Rotzo Formation | |
---|---|
Stratigraphic range: Early Pliensbachian ~[1] | |
Type | Geological formation |
Unit of | Calcari Grigi Group |
Sub-units | Tovel Member[2] |
Underlies | Massone Oolitic Limestone |
Overlies | |
Area | Trento Platform |
Thickness | 250 m |
Lithology | |
Primary | Lithified gray silty marl, gray grainstone, bioturbated/intraclastic/ooidal gray wackestone, mud banks and sand deposits.[3] |
Other | Light-grey to yellowish-grey packstone with oolites, bioclasts, algal lumps, pellets, dasycladacean algae, foraminifera, lituolids, and miliolids |
Location | |
Location | Vicenza Province: Trentino-Alto Adige, Southern Alps |
Coordinates | 45°42′N 11°06′E / 45.7°N 11.1°E |
Approximate paleocoordinates | 32°06′S 16°42′E / 32.1°S 16.7°E |
Region | Veneto |
Country | Italy |
Type section | |
Named for | Rotzo |
The Rotzo Formation (also known in older literature as the Noriglio Grey Limestone Formation) is a geological formation in Italy, dating to roughly between 192 and 186 million years ago and covering the Pliensbachian stage of the Jurassic Period in the Mesozoic Era.[4] Has been traditionally classified as a Sinemurian-Pliensbachian Formation, but a large and detailed dataset of isotopic 13C and 87Sr/86Sr data, estimated the Rotzo Formation to span only over the Early Pliensbachian, bracketed between the Jamesoni-Davoei biozones, marked in the Loppio Oolitic Limestone–Rotzo Fm contact by a carbon isotope excursion onset similar to the Sinemu-Pliens boundary event, while the other sequences fit with the a warm phase that lasts until the Davoei biozone.[1] The Rotzo Formation represented the Carbonate Platform, being located over the Trento Platform and surrounded by the Massone Oolite (marginal calcarenitic bodies), the Fanes Piccola Encrinite (condensed deposits and emerged lands), the Lombadian Basin Medolo Group and Belluno Basin Soverzene Formation (open marine), and finally towards the south, deep water deposits of the Adriatic Basin.[5] The Pliensbachian Podpeč Limestone of Slovenia, the Aganane Formation & the Calcaires du Bou Dahar of Morocco represent regional equivalents, both in deposition and faunal content.
Fossil prosauropod tracks have been reported from the formation.[6] This formation was deposited within a tropical lagoon environment, similar to modern Bahamas which was protected by oolitic shoals and bars from the open deep sea located to the east (Belluno Basin) and towards the west (Lombardia Basin).
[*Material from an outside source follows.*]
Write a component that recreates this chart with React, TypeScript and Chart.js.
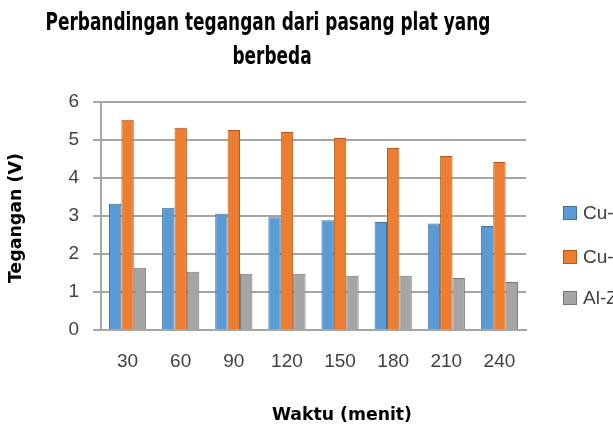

It is characterized by a rich paleontological content. It is notable mostly thanks to its great amount of big aberrant bivalves, among which is the genus Lithiotis, described in the second half of the nineteenth century. The unusual shape of Lithiotis and Cochlearites shells, extremely elongated and narrow, characterized by a spoon-like body space placed in a high position, rarely preserved, seems to suggest their adaptation to soft and muddy bottoms with a high sedimentation rate.[7] The Bellori outcrop displays about 20 m of limestones with intercalated clays and marls rich in organic matter and sometimes fossil wood (coal) and amber. The limestones are well stratified, with beds 10 cm to more than one metre thick, whereas the clayey levels range between 3 and 40 cm in thickness.[8][9]